- Collected material -
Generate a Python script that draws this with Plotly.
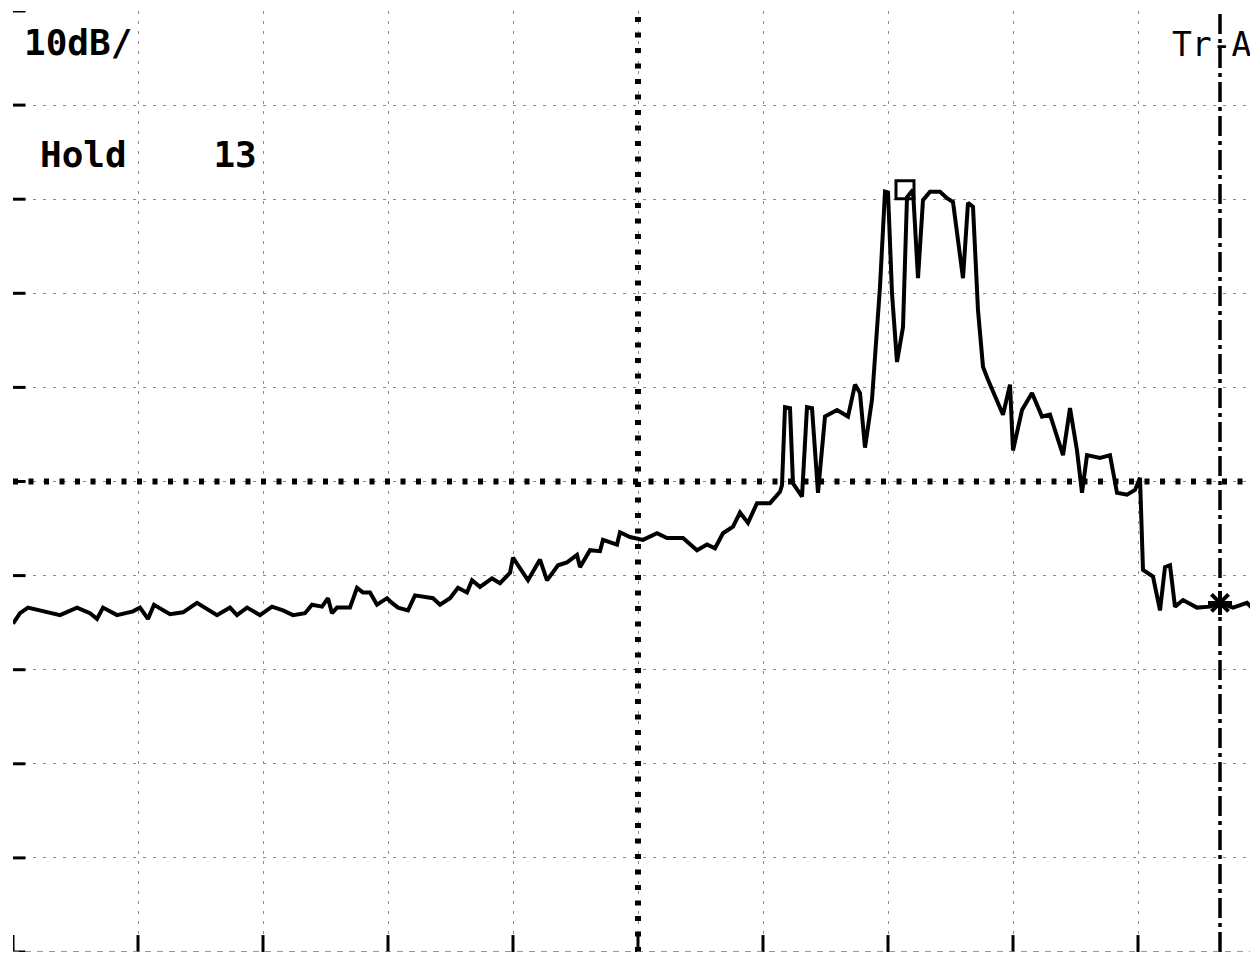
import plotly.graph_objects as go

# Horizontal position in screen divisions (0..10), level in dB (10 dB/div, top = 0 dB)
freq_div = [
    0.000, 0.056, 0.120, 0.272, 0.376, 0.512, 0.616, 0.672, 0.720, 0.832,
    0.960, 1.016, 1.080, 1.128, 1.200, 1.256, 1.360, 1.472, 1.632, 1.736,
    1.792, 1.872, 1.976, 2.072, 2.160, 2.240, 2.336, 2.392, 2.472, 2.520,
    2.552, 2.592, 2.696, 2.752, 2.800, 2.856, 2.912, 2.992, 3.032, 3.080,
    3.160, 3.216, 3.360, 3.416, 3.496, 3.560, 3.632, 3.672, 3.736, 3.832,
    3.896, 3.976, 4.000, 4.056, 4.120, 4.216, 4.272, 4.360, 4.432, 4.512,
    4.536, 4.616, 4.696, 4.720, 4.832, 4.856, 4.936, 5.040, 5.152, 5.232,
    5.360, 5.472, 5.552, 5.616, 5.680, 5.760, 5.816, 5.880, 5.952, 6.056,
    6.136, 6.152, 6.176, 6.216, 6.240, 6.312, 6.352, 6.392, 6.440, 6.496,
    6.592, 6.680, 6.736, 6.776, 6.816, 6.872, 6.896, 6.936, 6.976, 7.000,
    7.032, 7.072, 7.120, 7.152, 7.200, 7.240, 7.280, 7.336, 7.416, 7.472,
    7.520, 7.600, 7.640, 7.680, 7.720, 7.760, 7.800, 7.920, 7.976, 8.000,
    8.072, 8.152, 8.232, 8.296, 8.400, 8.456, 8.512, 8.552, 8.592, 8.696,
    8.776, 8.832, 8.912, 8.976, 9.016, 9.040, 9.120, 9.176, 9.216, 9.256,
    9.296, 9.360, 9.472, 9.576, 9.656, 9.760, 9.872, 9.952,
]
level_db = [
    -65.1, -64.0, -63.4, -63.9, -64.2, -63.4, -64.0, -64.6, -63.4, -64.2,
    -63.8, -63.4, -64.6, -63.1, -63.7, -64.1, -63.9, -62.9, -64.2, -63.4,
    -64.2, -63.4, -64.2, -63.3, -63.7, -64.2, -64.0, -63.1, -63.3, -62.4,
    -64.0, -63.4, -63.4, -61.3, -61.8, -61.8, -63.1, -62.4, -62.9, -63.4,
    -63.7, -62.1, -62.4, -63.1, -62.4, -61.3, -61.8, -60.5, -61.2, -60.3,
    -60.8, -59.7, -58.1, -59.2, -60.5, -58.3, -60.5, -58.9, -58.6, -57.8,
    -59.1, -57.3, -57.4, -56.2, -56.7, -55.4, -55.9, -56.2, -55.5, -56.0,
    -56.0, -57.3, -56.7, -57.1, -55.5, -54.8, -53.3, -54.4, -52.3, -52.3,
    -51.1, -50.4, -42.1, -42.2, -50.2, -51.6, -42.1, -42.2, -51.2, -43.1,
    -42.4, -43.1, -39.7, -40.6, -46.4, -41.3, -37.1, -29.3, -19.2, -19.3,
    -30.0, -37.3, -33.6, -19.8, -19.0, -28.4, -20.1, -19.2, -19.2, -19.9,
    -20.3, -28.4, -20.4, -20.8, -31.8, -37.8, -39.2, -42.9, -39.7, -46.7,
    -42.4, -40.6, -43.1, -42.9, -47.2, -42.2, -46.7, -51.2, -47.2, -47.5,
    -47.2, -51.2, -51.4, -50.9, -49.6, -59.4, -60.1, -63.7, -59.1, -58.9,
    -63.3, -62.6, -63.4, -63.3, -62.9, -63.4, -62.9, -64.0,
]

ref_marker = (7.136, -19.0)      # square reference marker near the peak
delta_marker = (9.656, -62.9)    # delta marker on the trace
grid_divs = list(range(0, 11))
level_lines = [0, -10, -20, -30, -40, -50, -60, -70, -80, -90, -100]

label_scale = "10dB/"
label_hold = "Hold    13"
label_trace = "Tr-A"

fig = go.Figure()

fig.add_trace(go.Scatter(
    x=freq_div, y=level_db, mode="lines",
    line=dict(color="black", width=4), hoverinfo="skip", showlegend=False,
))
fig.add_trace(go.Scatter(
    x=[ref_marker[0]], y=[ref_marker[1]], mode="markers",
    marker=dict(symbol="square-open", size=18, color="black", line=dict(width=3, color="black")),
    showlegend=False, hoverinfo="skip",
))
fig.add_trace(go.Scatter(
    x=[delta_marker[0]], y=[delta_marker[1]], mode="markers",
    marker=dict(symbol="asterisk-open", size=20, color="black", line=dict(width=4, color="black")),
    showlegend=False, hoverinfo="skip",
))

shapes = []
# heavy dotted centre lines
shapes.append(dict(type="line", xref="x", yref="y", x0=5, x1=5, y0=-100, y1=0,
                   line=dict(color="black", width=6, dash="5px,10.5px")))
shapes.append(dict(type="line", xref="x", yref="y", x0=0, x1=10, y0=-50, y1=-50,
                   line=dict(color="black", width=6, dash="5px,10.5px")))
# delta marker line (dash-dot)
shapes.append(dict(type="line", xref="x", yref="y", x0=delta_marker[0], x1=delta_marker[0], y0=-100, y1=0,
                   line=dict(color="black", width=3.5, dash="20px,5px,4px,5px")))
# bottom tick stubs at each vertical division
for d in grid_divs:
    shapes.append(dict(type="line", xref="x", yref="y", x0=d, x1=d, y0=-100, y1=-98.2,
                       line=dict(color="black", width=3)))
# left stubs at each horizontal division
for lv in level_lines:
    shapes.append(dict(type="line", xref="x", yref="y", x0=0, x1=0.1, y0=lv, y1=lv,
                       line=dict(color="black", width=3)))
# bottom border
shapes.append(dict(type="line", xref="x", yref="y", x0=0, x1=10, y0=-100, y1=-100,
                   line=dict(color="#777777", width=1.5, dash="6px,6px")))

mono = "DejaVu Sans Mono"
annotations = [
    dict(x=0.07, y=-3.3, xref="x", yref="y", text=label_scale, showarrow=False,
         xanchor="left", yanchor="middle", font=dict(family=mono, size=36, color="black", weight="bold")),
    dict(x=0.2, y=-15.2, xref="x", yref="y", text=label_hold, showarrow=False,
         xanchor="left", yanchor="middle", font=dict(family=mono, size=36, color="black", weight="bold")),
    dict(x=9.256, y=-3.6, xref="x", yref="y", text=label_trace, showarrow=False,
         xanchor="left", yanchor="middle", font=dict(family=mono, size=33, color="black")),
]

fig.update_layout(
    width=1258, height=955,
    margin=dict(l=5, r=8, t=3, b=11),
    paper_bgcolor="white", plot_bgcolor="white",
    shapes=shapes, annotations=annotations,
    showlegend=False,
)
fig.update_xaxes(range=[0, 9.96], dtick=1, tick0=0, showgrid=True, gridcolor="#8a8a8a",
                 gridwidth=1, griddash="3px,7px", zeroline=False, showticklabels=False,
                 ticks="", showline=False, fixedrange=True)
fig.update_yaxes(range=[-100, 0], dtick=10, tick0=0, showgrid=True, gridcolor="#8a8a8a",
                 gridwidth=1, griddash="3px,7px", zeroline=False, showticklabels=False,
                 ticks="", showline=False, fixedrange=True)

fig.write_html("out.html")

- Task statement -
Exactly reproduce the run of lines from the start of the listing through the line with "import plotly.graph_objects as go", inclusive; pictures are not copied.

- Complete response -
Generate a Python script that draws this with Plotly.
import plotly.graph_objects as go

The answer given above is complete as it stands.